What is sex? How do you know when you have had sex with someone? What is the point of sex?
Doin’ it is just so complex.
It is. Honestly.
I see sex as a process of communication. It’s about closeness, trusting others to respect you as you make yourselves vulnerable to each other. Sex is a raw exchange of power, feeling, and risk-taking.
Sex is fun.
It’s also really huge, and may be something that pushes you in directions that you won’t always expect. Sex is carnal. It’s science, math, and all the theory you can swallow in one act. It’s political, it’s smart, it’s tear-jerking, muscle-contracting brain-magic.
So what falls under that definition? Well, pretty much anything you could want/imagine. It’s all sex all the time!
(Kidding, guys, not everything is sex. But I’ll bet you that if we played six degrees of separation we could make anything connect to sex in 3 steps or less–someone play this game with me?)
You have the right to self-identify each experience you have as being sex or not. Your body, your choice. Your experience, your right to identify it as you see fit. (See the politics?)
A few examples of how I have reclaimed my own sexual identity through self-identifying experiences:
- When someone asks me about whom I lost* my virginity to, I tell them that I lost it to myself…and then I smirk/look self-satisfied.
(*”Lost” is a really problematic word because it implies that virginity even exists, and that someone has misplaced something that they may want to retrieve/save. So it does not fit into my range of experiences, at all.)
- When someone asks “So, did you have sex with them?” my response is usually to say “They are a lovely person whom I enjoy spending time with” and leave it at that.
I fit outside the heteronormative structure of fucking, so some may say that I don’t even have sex. And it’s true, there is not a lot of what your 10th grade gym teacher would call “sexual intercourse” happening in my sex life.
(Not only is it all sex all the time, it’s all queer all the time as well.)
I enjoy the grey area of human experience.

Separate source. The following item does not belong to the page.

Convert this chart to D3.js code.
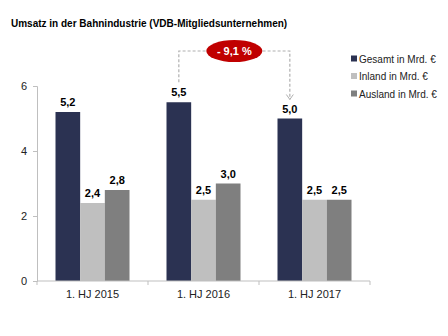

I like that I do not have a “number” of people I have had sex with because it’s all so subjective. I always use barriers, I only play sober, and I like making my partners breakfast in the morning. I like making out with my friends, and I like going on dates with nice badass people. I like being excited about my friends and partners fucking the way that they want to fuck.
I like being a sex-positive life cheerleader.
I don’t even use the term “sex” anymore to describe my interactions with partners. I use the term “play” instead. I do still have sex, but I don’t talk about my interactions with partners as “sex.” This is because the way I view sex is so “radical” to some that it’s hard for me to discuss my sex life without the use of that umbrella term.
I also have made an effort to stop using the word “fuck” in a negative way. This is because I fuck, I play, and I communicate. Fucking is a positive thing in my life, and I want to be sure to speak about it as a positive thing.
The personal act of sex is so political. How you interact with partners and with your own body speaks volumes about how you care about the rest of your non-sex life. Making an effort to schedule and carry out a time for you and your partner(s) to reconnect after playing is known as aftercare. Aftercare is important because it is a time to become aware of what was great and not-so-great about the sex you just had.
Fun Musing: self-care is like aftercare for your life.
I urge you to take time for aftercare, and to look at how you personally define sex. When have you “slept with” someone? Where do you play with the grey area in your sexuality? How do you document these experiences? (Internet, journals, etc.) Do you talk with your partners about whether you’ve just had sex? If not, I suggest you do. It’s bound to start an interesting conversation.
Take care, and good luck on your search for self-identity/enjoy the play you are having.